> DIRECTION
Word for word, give the material below again, minus any images.
------ DATA SHOWN
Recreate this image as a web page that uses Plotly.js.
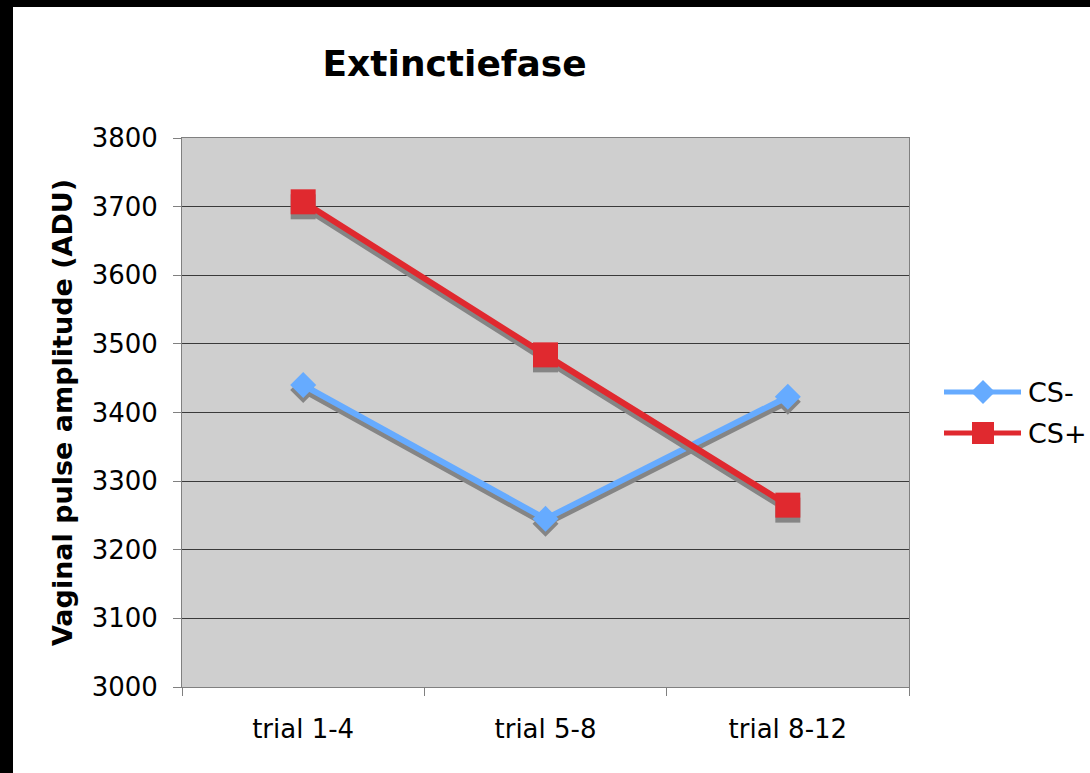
<!DOCTYPE html>
<html>
<head>
<meta charset="utf-8">
<script src="https://cdn.plot.ly/plotly-3.0.1.min.js"></script>
<style>
  html, body { margin: 0; padding: 0; background: #000; width: 1090px; height: 773px; overflow: hidden; }
  #chart { position: absolute; left: 13px; top: 7px; width: 1077px; height: 766px; background: #fff; }
</style>
</head>
<body>
<div id="chart"></div>
<script>
const categories = ["trial 1-4", "trial 5-8", "trial 8-12"];
const csMinus = [3440, 3245, 3423];
const csPlus = [3707, 3484, 3265];
const seriesNames = ["CS-", "CS+"];

const yRange = [3000, 3800];
const plotL = 169, plotT = 131, plotW = 727, plotH = 549;
const shadowDy = -5 * (yRange[1] - yRange[0]) / plotH;

const blue = "#66abff";
const red = "#e0292f";
const shadow = "#858585";

function shadowTrace(vals, sym, size) {
  return {
    x: categories, y: vals.map(v => v + shadowDy), type: "scatter", mode: "lines+markers",
    line: {color: shadow, width: 6}, marker: {symbol: sym, size: size, color: shadow},
    showlegend: false, hoverinfo: "skip"
  };
}

const data = [
  shadowTrace(csMinus, "diamond", 20),
  {x: categories, y: csMinus, name: seriesNames[0], type: "scatter", mode: "lines+markers",
   line: {color: blue, width: 6}, marker: {symbol: "diamond", size: 20, color: blue}},
  shadowTrace(csPlus, "square", 25),
  {x: categories, y: csPlus, name: seriesNames[1], type: "scatter", mode: "lines+markers",
   line: {color: red, width: 6}, marker: {symbol: "square", size: 25, color: red}}
];

// custom legend (pixel positions inside the chart div converted to paper coords)
const px2x = p => (p - 13 - plotL) / plotW;
const py2y = p => (plotT + plotH - (p - 7)) / plotH;
const legendItems = [
  {name: seriesNames[0], color: blue, sym: "diamond", py: 392},
  {name: seriesNames[1], color: red, sym: "square", py: 433}
];
const shapes = [];
const annotations = [];
legendItems.forEach(it => {
  shapes.push({type: "line", xref: "paper", yref: "paper", x0: px2x(944), x1: px2x(1021),
    y0: py2y(it.py), y1: py2y(it.py), line: {color: it.color, width: 5}});
  const path = it.sym === "diamond"
    ? "M0,-12 L12,0 L0,12 L-12,0 Z"
    : "M-11,-11 L11,-11 L11,11 L-11,11 Z";
  shapes.push({type: "path", xref: "paper", yref: "paper", xsizemode: "pixel", ysizemode: "pixel",
    xanchor: px2x(983), yanchor: py2y(it.py), path: path, fillcolor: it.color, line: {width: 0}});
  annotations.push({xref: "paper", yref: "paper", x: px2x(1026), y: py2y(it.py), xanchor: "left",
    yanchor: "middle", text: it.name, showarrow: false, font: {size: 27}});
});

const layout = {
  width: 1077, height: 766,
  margin: {l: plotL, r: 1077 - plotL - plotW, t: plotT, b: 766 - plotT - plotH},
  paper_bgcolor: "#ffffff",
  plot_bgcolor: "#cfcfcf",
  font: {family: "DejaVu Sans, Verdana, sans-serif", color: "#000", size: 26},
  title: {text: "<b>Extinctiefase</b>", font: {size: 36}, x: 0.41, xanchor: "center", y: 0.926, yanchor: "middle"},
  xaxis: {
    type: "category", tickson: "boundaries", ticks: "outside", ticklen: 8, tickcolor: "#808080",
    showgrid: false, showline: true, linecolor: "#808080", linewidth: 1, mirror: true,
    tickfont: {size: 26}, range: [-0.5, 2.5], zeroline: false, ticklabelstandoff: 19
  },
  yaxis: {
    range: yRange, dtick: 100, ticks: "outside", ticklen: 8, tickcolor: "#808080",
    showgrid: true, gridcolor: "#3a3a3a", gridwidth: 1,
    showline: true, linecolor: "#808080", linewidth: 1, mirror: true, zeroline: false,
    tickfont: {size: 26}, ticklabelstandoff: 10,
    title: {text: "<b>Vaginal pulse amplitude (ADU)</b>", font: {size: 27}, standoff: 11}
  },
  shapes: shapes,
  annotations: annotations,
  showlegend: false
};

Plotly.newPlot("chart", data, layout, {displayModeBar: false, staticPlot: true});
</script>
</body>
</html>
------------
> TASK RESPONSE
Recreate this image as a web page that uses Plotly.js.
<!DOCTYPE html>
<html>
<head>
<meta charset="utf-8">
<script src="https://cdn.plot.ly/plotly-3.0.1.min.js"></script>
<style>
  html, body { margin: 0; padding: 0; background: #000; width: 1090px; height: 773px; overflow: hidden; }
  #chart { position: absolute; left: 13px; top: 7px; width: 1077px; height: 766px; background: #fff; }
</style>
</head>
<body>
<div id="chart"></div>
<script>
const categories = ["trial 1-4", "trial 5-8", "trial 8-12"];
const csMinus = [3440, 3245, 3423];
const csPlus = [3707, 3484, 3265];
const seriesNames = ["CS-", "CS+"];

const yRange = [3000, 3800];
const plotL = 169, plotT = 131, plotW = 727, plotH = 549;
const shadowDy = -5 * (yRange[1] - yRange[0]) / plotH;

const blue = "#66abff";
const red = "#e0292f";
const shadow = "#858585";

function shadowTrace(vals, sym, size) {
  return {
    x: categories, y: vals.map(v => v + shadowDy), type: "scatter", mode: "lines+markers",
    line: {color: shadow, width: 6}, marker: {symbol: sym, size: size, color: shadow},
    showlegend: false, hoverinfo: "skip"
  };
}

const data = [
  shadowTrace(csMinus, "diamond", 20),
  {x: categories, y: csMinus, name: seriesNames[0], type: "scatter", mode: "lines+markers",
   line: {color: blue, width: 6}, marker: {symbol: "diamond", size: 20, color: blue}},
  shadowTrace(csPlus, "square", 25),
  {x: categories, y: csPlus, name: seriesNames[1], type: "scatter", mode: "lines+markers",
   line: {color: red, width: 6}, marker: {symbol: "square", size: 25, color: red}}
];

// custom legend (pixel positions inside the chart div converted to paper coords)
const px2x = p => (p - 13 - plotL) / plotW;
const py2y = p => (plotT + plotH - (p - 7)) / plotH;
const legendItems = [
  {name: seriesNames[0], color: blue, sym: "diamond", py: 392},
  {name: seriesNames[1], color: red, sym: "square", py: 433}
];
const shapes = [];
const annotations = [];
legendItems.forEach(it => {
  shapes.push({type: "line", xref: "paper", yref: "paper", x0: px2x(944), x1: px2x(1021),
    y0: py2y(it.py), y1: py2y(it.py), line: {color: it.color, width: 5}});
  const path = it.sym === "diamond"
    ? "M0,-12 L12,0 L0,12 L-12,0 Z"
    : "M-11,-11 L11,-11 L11,11 L-11,11 Z";
  shapes.push({type: "path", xref: "paper", yref: "paper", xsizemode: "pixel", ysizemode: "pixel",
    xanchor: px2x(983), yanchor: py2y(it.py), path: path, fillcolor: it.color, line: {width: 0}});
  annotations.push({xref: "paper", yref: "paper", x: px2x(1026), y: py2y(it.py), xanchor: "left",
    yanchor: "middle", text: it.name, showarrow: false, font: {size: 27}});
});

const layout = {
  width: 1077, height: 766,
  margin: {l: plotL, r: 1077 - plotL - plotW, t: plotT, b: 766 - plotT - plotH},
  paper_bgcolor: "#ffffff",
  plot_bgcolor: "#cfcfcf",
  font: {family: "DejaVu Sans, Verdana, sans-serif", color: "#000", size: 26},
  title: {text: "<b>Extinctiefase</b>", font: {size: 36}, x: 0.41, xanchor: "center", y: 0.926, yanchor: "middle"},
  xaxis: {
    type: "category", tickson: "boundaries", ticks: "outside", ticklen: 8, tickcolor: "#808080",
    showgrid: false, showline: true, linecolor: "#808080", linewidth: 1, mirror: true,
    tickfont: {size: 26}, range: [-0.5, 2.5], zeroline: false, ticklabelstandoff: 19
  },
  yaxis: {
    range: yRange, dtick: 100, ticks: "outside", ticklen: 8, tickcolor: "#808080",
    showgrid: true, gridcolor: "#3a3a3a", gridwidth: 1,
    showline: true, linecolor: "#808080", linewidth: 1, mirror: true, zeroline: false,
    tickfont: {size: 26}, ticklabelstandoff: 10,
    title: {text: "<b>Vaginal pulse amplitude (ADU)</b>", font: {size: 27}, standoff: 11}
  },
  shapes: shapes,
  annotations: annotations,
  showlegend: false
};

Plotly.newPlot("chart", data, layout, {displayModeBar: false, staticPlot: true});
</script>
</body>
</html>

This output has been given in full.